The key observation, which will be exploited below in computing the series $$ S=\sum_{n=1}^\infty\frac{\sigma_n}{n}, $$ where $\sigma_n$ is repeating sequence of $(1,1,0,-1,-1,0)$, is that $$ \sigma_n=\frac{2}{\sqrt3}\sin\frac{\pi n}{3}. $$ It follows: $$ S=\frac{2}{\sqrt3}S',\text{ with } S'=\sum_{n=1}^\infty\frac{\sin\frac{\pi n}{3}}{n}.\tag{1} $$ It appears to be simpler to compute directly $S'$. Two approaches to perform this are given below.
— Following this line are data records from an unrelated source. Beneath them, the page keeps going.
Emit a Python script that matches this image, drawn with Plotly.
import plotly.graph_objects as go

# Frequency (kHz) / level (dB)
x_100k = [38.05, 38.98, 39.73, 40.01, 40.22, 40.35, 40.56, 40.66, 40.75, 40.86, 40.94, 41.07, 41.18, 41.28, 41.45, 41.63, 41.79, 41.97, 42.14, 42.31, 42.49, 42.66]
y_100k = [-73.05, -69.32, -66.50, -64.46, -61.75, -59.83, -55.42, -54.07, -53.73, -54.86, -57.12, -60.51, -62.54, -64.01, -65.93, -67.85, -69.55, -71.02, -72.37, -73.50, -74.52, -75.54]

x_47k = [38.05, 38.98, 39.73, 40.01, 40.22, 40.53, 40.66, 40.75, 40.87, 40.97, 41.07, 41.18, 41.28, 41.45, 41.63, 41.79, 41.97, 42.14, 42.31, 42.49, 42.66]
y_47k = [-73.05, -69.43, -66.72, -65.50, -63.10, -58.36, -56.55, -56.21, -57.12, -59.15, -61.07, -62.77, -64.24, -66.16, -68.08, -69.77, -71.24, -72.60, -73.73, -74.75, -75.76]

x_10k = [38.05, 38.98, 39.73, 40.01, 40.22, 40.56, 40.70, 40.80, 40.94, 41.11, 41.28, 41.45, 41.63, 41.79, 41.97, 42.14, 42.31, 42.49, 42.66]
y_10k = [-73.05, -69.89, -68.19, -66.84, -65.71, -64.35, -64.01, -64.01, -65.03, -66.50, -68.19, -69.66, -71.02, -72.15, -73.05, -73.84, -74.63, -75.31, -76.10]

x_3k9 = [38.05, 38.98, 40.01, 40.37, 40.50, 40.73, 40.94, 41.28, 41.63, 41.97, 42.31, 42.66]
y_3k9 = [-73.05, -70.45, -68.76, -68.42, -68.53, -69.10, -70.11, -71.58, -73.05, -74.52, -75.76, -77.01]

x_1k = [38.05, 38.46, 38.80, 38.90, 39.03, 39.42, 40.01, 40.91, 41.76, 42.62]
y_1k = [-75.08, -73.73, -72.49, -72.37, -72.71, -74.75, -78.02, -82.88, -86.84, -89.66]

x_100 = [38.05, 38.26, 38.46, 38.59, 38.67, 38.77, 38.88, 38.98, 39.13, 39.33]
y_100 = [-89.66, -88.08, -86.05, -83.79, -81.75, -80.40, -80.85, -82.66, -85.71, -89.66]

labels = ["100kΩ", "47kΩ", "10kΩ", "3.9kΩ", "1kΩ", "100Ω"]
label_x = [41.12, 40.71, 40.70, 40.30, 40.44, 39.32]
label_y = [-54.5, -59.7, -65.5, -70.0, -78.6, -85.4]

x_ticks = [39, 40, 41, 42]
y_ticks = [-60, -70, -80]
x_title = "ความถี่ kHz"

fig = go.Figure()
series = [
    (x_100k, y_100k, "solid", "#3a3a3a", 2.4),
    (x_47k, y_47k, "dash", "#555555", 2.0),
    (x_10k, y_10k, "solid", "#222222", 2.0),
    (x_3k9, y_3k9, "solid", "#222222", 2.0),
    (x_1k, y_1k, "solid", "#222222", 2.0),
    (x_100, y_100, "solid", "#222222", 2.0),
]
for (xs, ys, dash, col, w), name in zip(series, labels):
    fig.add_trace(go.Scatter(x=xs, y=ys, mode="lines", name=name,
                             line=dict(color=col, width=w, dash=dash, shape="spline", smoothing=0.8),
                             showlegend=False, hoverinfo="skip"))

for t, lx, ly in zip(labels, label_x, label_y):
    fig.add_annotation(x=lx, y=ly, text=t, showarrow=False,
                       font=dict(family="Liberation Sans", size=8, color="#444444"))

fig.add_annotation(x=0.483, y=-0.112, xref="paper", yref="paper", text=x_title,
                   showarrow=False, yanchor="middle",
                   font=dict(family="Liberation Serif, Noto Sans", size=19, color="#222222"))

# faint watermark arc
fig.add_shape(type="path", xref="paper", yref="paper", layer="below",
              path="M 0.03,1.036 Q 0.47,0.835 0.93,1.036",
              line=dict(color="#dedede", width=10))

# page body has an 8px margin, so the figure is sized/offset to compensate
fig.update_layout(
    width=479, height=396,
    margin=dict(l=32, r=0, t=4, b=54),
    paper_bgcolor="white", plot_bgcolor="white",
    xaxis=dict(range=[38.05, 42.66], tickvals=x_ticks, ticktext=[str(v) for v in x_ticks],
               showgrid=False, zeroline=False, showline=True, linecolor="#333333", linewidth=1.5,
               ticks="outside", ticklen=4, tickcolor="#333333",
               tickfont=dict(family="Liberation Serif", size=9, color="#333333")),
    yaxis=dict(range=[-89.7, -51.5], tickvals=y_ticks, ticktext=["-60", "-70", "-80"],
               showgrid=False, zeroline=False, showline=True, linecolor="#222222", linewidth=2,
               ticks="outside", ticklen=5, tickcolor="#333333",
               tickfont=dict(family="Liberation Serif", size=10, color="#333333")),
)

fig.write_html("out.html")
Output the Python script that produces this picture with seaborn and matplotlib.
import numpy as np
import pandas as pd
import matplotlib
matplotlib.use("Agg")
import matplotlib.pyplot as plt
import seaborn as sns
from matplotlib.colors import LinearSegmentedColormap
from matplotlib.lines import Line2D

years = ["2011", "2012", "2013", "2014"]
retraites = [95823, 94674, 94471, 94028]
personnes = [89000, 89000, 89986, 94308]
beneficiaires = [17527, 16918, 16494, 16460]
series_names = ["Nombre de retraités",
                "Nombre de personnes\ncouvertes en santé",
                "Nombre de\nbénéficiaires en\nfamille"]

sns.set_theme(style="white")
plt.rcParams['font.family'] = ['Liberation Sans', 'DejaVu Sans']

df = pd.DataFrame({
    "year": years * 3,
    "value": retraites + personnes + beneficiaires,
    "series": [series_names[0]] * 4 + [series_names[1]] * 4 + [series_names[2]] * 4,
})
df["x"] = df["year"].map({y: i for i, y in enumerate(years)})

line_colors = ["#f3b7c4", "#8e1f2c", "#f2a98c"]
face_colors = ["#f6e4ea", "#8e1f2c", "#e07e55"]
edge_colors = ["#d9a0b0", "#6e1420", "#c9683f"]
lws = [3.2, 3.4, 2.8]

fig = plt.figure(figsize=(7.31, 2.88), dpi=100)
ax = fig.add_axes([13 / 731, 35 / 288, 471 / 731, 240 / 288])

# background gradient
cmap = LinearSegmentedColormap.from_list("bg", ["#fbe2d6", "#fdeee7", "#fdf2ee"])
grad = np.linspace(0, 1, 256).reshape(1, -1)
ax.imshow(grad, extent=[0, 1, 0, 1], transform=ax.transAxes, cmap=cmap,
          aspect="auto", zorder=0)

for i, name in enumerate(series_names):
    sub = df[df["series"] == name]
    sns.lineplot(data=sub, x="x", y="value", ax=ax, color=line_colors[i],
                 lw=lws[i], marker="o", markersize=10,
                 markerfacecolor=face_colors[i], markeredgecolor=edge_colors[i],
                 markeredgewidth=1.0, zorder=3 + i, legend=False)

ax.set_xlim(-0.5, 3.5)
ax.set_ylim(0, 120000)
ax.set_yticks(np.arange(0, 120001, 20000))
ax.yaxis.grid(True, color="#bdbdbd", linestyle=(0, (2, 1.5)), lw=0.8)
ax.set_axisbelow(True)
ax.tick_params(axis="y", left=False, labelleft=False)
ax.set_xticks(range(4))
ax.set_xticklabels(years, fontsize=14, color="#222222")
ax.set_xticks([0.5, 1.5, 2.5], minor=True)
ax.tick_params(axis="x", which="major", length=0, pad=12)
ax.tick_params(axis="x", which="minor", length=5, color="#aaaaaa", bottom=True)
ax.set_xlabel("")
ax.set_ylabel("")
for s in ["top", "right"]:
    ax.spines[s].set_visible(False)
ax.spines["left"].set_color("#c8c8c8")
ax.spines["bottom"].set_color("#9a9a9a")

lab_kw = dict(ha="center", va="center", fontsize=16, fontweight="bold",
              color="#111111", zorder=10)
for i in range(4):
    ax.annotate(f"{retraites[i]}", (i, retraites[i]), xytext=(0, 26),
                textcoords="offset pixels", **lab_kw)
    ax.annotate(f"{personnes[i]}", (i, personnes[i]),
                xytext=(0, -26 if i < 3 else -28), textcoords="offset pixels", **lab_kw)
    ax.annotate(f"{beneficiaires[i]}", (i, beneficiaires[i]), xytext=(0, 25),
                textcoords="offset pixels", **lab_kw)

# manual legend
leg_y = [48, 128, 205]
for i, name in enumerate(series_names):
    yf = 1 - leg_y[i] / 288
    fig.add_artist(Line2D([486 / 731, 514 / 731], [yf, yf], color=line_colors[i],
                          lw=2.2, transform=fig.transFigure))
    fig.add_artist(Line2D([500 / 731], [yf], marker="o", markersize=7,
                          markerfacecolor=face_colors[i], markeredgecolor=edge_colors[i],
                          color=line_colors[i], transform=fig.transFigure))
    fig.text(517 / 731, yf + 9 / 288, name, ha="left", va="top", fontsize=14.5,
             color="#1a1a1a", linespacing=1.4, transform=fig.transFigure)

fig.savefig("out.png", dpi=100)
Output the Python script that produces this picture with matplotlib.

The first way, suggested in question, exploits the Fourier series of the even periodic function: $$ \phi(x)=\begin{cases} 0& -1<x<1\\ 1& -3<x<-1\text{ or } 1<x<3 \end{cases};\quad\phi(x+6)=\phi(x), $$ which is: $$ \phi(x)=\frac{2}{3}-\sum_{n=1}^\infty\frac{2\sin\frac{\pi n}{3}}{\pi n}\cos\frac{\pi n x}{3}.\tag{2} $$ Substituting in (2) $x=0$ one obtains: $$ 0=\phi(0)=\frac{2}{3}-\sum_{n=1}^\infty\frac{2\sin\frac{\pi n}{3}}{\pi n}= \frac{2}{3}-\frac{2}{\pi}S'\Rightarrow S'=\frac{\pi}{3}. $$


The second way is more direct as it does not rely on a foreknowledge of an appropriate function for Fourier series. Observe that for $|x|<1$: $$ \sum_{n=0}^\infty{x^n\sin\frac{\pi n}{3}}=\frac{1}{2i}\left(\frac{1}{1-xe^{\frac{\pi i}{3}}}-\frac{1}{1-xe^{-\frac{\pi i}{3}}}\right) =\frac{x\sin\frac{\pi}{3}}{1-2x\cos\frac{\pi}{3}+x^2}=\frac{\sqrt{3}}{2}\frac{x}{1-x+x^2}. $$

Thus, $$ S'=\sum_{n=1}^\infty\frac{\sin\frac{\pi n}{3}}{n}=\sum_{n=1}^\infty\sin\frac{\pi n}{3}\int_0^1 x^{n-1}dx=\frac{\sqrt3}{2}\int_0^1\frac{dx}{1-x+x^2}=\frac{\pi}{3}. $$


Finally the sum in question is computed using (1) as: $$ S=\frac{2}{\sqrt3}S'=\frac{2\pi}{3\sqrt3}. $$


In this answer, it is shown that $$ \sum_{k=-\infty}^\infty\frac{(-1)^k}{z+k}=\pi\csc(\pi z) $$ Therefore, $$ \begin{align} \sum_{k=0}^\infty(-1)^k\left(\frac1{3k+1}+\frac1{3k+2}\right) &=\sum_{k=0}^\infty(-1)^k\left(\frac1{3k+1}-\frac1{-3(k+1)+1}\right)\\ &=\sum_{k=0}^\infty\left(\frac{(-1)^k}{3k+1}+\frac{(-1)^{-k-1}}{3(-k-1)+1}\right)\\ &=\sum_{k=-\infty}^\infty\frac{(-1)^k}{3k+1}\\ &=\frac13\sum_{k=-\infty}^\infty\frac{(-1)^k}{k+\frac13}\\ &=\frac\pi3\csc\left(\frac\pi3\right)\\[6pt] &=\frac{2\pi}{3\sqrt3} \end{align} $$